Экзистенциализм снискал наибольшие лавры в феноменологической школе. Его ветвь, питающаяся христианским соком, не была порождена уверенностью и безмятежностью христианского учения в его доктриальном оформлении. Наоборот, эта уверенность и безмятежность противоречили его мышлению. Наилучшим образом переход от ортодоксии вероучения к независимости осуществил Макс Шеллер. Ясперс, утверждавший незавершенность критерия человеческого существования, не может быть даже назван христианским философом, хотя все импульсы его мышления, особенно может быть последних его работ, сделаны из вполне христианского теста. Никто не был ближе Кьеркегору, чем он. Поль Луи Ландсбер, работы которого были преждевременно прерваны в лагере департации Ориентбурга, продолжил эту линию. Русская ветвь проходит через Соловьева, Шестова и Бердяева. Еврейская ветвь проведена Бубером. Карл Барт своей диалектической теологией немало содействовал введению вновь в современное мышление Кьеркегора. Бер-госовский призыв вернуть к жизни, который в поэтических терминах поддержали Пеги и Клодель, был направлен против позитивизма, обезличивающего человека. Этот призыв сыграл тогда свою роль и ныне еще блистает тем же внутренним огнем. Было бы несправедливым забыть, как это стремятся сделать сегодня, другое свечение той же струи: работы Лабертоньера и Блонделя, в которых прозвучал призыв обращения к внутренней жизни…
Во многих понятиях “Метафизического дневника” Габриель Марсель воспроизводит живой французский христианский экзистенциализм с некоторыми элементами персоналистского мышления.
Кьеркегор из тех людей, которые, строго говоря, не могут иметь учеников, поскольку они не имеют завершенной системы, но которые, однако, могут иметь многочисленных последователей. (341)
В начале второго течения находится другая изолированная величина – Ницше. Симметрично Иоанну Крестителю он хотел возвысить конец евангельской эры, провозгласив смерть Бога для людей, которые не осмеливаются брать на себя его роль. Этот призыв прозвучал в обстановке безраздельного оптимизма, царившего в конце века. Ницше как удар молнии осветил непристойность в пустом небе счастья, разрушающее осень Запада и открывающееся грозами равно действия, которые балансировали между нашими крышами и нашими садами. Ницше, так же как и Кьеркегор, ждал, что его голос будет услышан, когда отчаяние проникнет в сердце отделенных от божественного присутствия и разочаровавшихся в созерцании миров.
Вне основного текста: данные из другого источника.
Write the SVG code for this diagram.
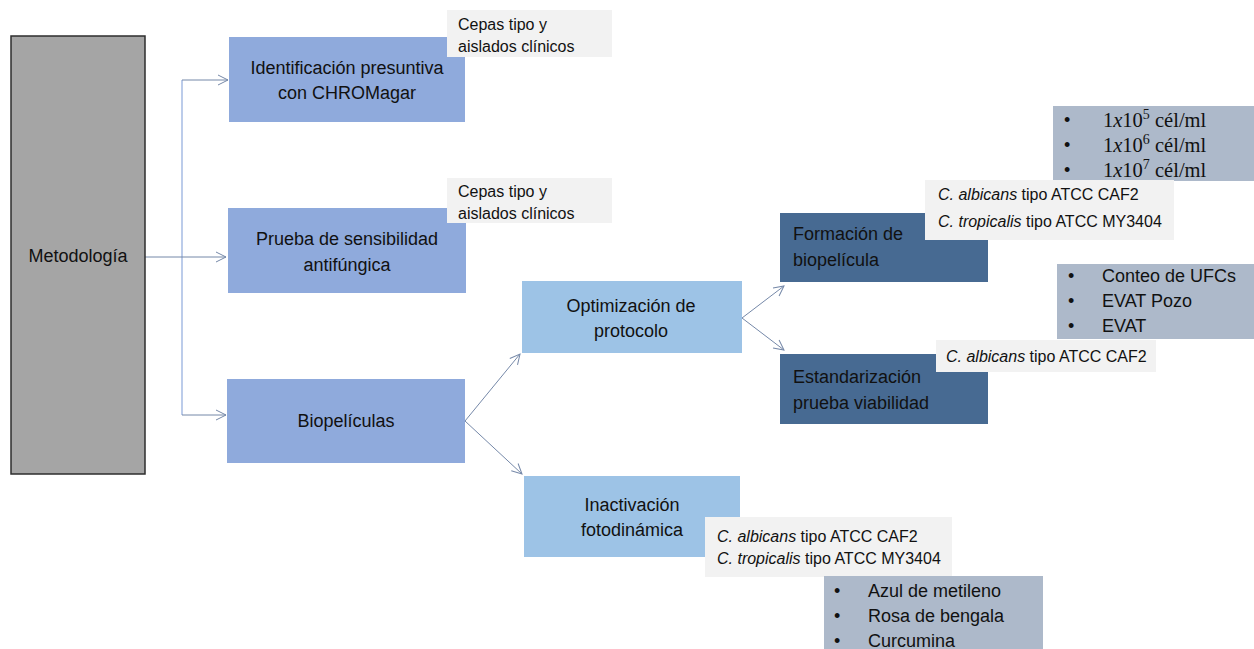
<svg xmlns="http://www.w3.org/2000/svg" width="1254" height="649" viewBox="0 0 1254 649">
<defs>
<marker id="arr" markerWidth="12" markerHeight="12" refX="11" refY="6" orient="auto" markerUnits="userSpaceOnUse">
<path d="M1,1 L11,6 L1,11" fill="none" stroke="#7588a8" stroke-width="1"/>
</marker>
<style>
.t{font-family:"Liberation Sans",Arial,sans-serif;font-size:18px;fill:#111;}
.c{text-anchor:middle;}
.lb{font-family:"Liberation Sans",Arial,sans-serif;font-size:16px;fill:#111;}
.ls{font-family:"Liberation Serif","Times New Roman",serif;font-size:20.5px;fill:#111;}
.mid{fill:#8faadc;}
.light{fill:#9dc3e6;}
.dark{fill:#476a92;}
.note{fill:#f2f2f2;}
.list{fill:#adb9ca;}
.ln{fill:none;stroke:#7588a8;stroke-width:1;}
.tr{fill:none;stroke:#8faadc;stroke-width:1.2;}
</style>
</defs>
<rect width="1254" height="649" fill="#ffffff"/>

<g id="connectors">
<path class="tr" d="M182,80 L182,415"/>
<path class="ln" d="M182,80 L228,80" marker-end="url(#arr)"/>
<path class="ln" d="M145,257 L226,257" marker-end="url(#arr)"/>
<path class="ln" d="M182,415 L226,415" marker-end="url(#arr)"/>
<path class="ln" d="M465,421 L520,354" marker-end="url(#arr)"/>
<path class="ln" d="M465,421 L522,474" marker-end="url(#arr)"/>
<path class="ln" d="M742,318 L784,286" marker-end="url(#arr)"/>
<path class="ln" d="M742,318 L784,350" marker-end="url(#arr)"/>
</g>

<g id="metodologia">
<rect x="11" y="36" width="134" height="438" fill="#a5a5a5" stroke="#2e2e2e" stroke-width="1.5"/>
<text class="t c" x="78" y="262" font-size="19">Metodología</text>
</g>

<g id="identificacion">
<rect class="mid" x="229" y="37" width="236" height="85"/>
<text class="t c" x="347" y="74">Identificación presuntiva</text>
<text class="t c" x="347" y="99">con CHROMagar</text>
</g>
<g id="nota1">
<rect class="note" x="447" y="10" width="165" height="47"/>
<text class="lb" x="458" y="30">Cepas tipo y</text>
<text class="lb" x="458" y="52">aislados clínicos</text>
</g>

<g id="prueba">
<rect class="mid" x="228" y="208" width="238" height="85"/>
<text class="t c" x="347" y="245">Prueba de sensibilidad</text>
<text class="t c" x="347" y="271">antifúngica</text>
</g>
<g id="nota2">
<rect class="note" x="447" y="178" width="165" height="45"/>
<text class="lb" x="458" y="197">Cepas tipo y</text>
<text class="lb" x="458" y="219">aislados clínicos</text>
</g>

<g id="biopeliculas">
<rect class="mid" x="227" y="379" width="238" height="84"/>
<text class="t c" x="346" y="427">Biopelículas</text>
</g>

<g id="optimizacion">
<rect class="light" x="522" y="281" width="220" height="72"/>
<text class="t c" x="631" y="312">Optimización de</text>
<text class="t c" x="631" y="337">protocolo</text>
</g>

<g id="inactivacion">
<rect class="light" x="524" y="476" width="216" height="81"/>
<text class="t c" x="632" y="511">Inactivación</text>
<text class="t c" x="632" y="536">fotodinámica</text>
</g>
<g id="nota-inactivacion">
<rect class="note" x="705" y="517" width="247" height="60"/>
<text class="lb" x="717" y="542"><tspan font-style="italic">C. albicans</tspan> tipo ATCC CAF2</text>
<text class="lb" x="717" y="564"><tspan font-style="italic">C. tropicalis</tspan> tipo ATCC MY3404</text>
</g>
<g id="lista-fotosensibilizadores">
<rect class="list" x="824" y="576" width="219" height="80"/>
<text class="t" x="834" y="597">•</text>
<text class="t" x="868" y="597">Azul de metileno</text>
<text class="t" x="834" y="622">•</text>
<text class="t" x="868" y="622">Rosa de bengala</text>
<text class="t" x="834" y="647">•</text>
<text class="t" x="868" y="647">Curcumina</text>
</g>

<g id="formacion">
<rect class="dark" x="780" y="213" width="208" height="69"/>
<text class="t" x="793" y="240">Formación de</text>
<text class="t" x="793" y="266">biopelícula</text>
</g>
<g id="lista-concentraciones">
<rect class="list" x="1053" y="106" width="201" height="75"/>
<text class="t" x="1064" y="126">•</text>
<text class="ls" x="1103" y="127">1<tspan font-style="italic">x</tspan>10<tspan font-size="14" dy="-8">5</tspan><tspan dy="8"> cél/ml</tspan></text>
<text class="t" x="1064" y="151">•</text>
<text class="ls" x="1103" y="152">1<tspan font-style="italic">x</tspan>10<tspan font-size="14" dy="-8">6</tspan><tspan dy="8"> cél/ml</tspan></text>
<text class="t" x="1064" y="176">•</text>
<text class="ls" x="1103" y="177">1<tspan font-style="italic">x</tspan>10<tspan font-size="14" dy="-8">7</tspan><tspan dy="8"> cél/ml</tspan></text>
</g>
<g id="nota-formacion">
<rect class="note" x="925" y="180" width="249" height="60"/>
<text class="lb" x="938" y="200"><tspan font-style="italic">C. albicans</tspan> tipo ATCC CAF2</text>
<text class="lb" x="938" y="227"><tspan font-style="italic">C. tropicalis</tspan> tipo ATCC MY3404</text>
</g>

<g id="estandarizacion">
<rect class="dark" x="780" y="354" width="208" height="70"/>
<text class="t" x="793" y="383">Estandarización</text>
<text class="t" x="793" y="409">prueba viabilidad</text>
</g>
<g id="lista-viabilidad">
<rect class="list" x="1057" y="264" width="197" height="75"/>
<text class="t" x="1068" y="282">•</text>
<text class="t" x="1102" y="282">Conteo de UFCs</text>
<text class="t" x="1068" y="307">•</text>
<text class="t" x="1102" y="307">EVAT Pozo</text>
<text class="t" x="1068" y="332">•</text>
<text class="t" x="1102" y="332">EVAT</text>
</g>
<g id="nota-estandarizacion">
<rect class="note" x="936" y="340" width="220" height="32"/>
<text class="lb" x="946" y="362"><tspan font-style="italic">C. albicans</tspan> tipo ATCC CAF2</text>
</g>
</svg>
Из этого течения в силу обстоятельств сформировался новый стоицизм, в котором человек вдохновлялся на борьбу в своем фундаментальном одиночестве. Эта философия критиковалась современным рационализмом от имени решительного опыта за то, что она пропагандировала отчаяние, тоску, страх. Эта философия сталкивает нас непосредственно с ничто, не давая этому достаточно обоснования в глубинном опыте. Эта линия атеистического экзистенциализма, которая идет от Хайдеггера и Сартра и которую ошибочно принимают за весь экзистенциализм.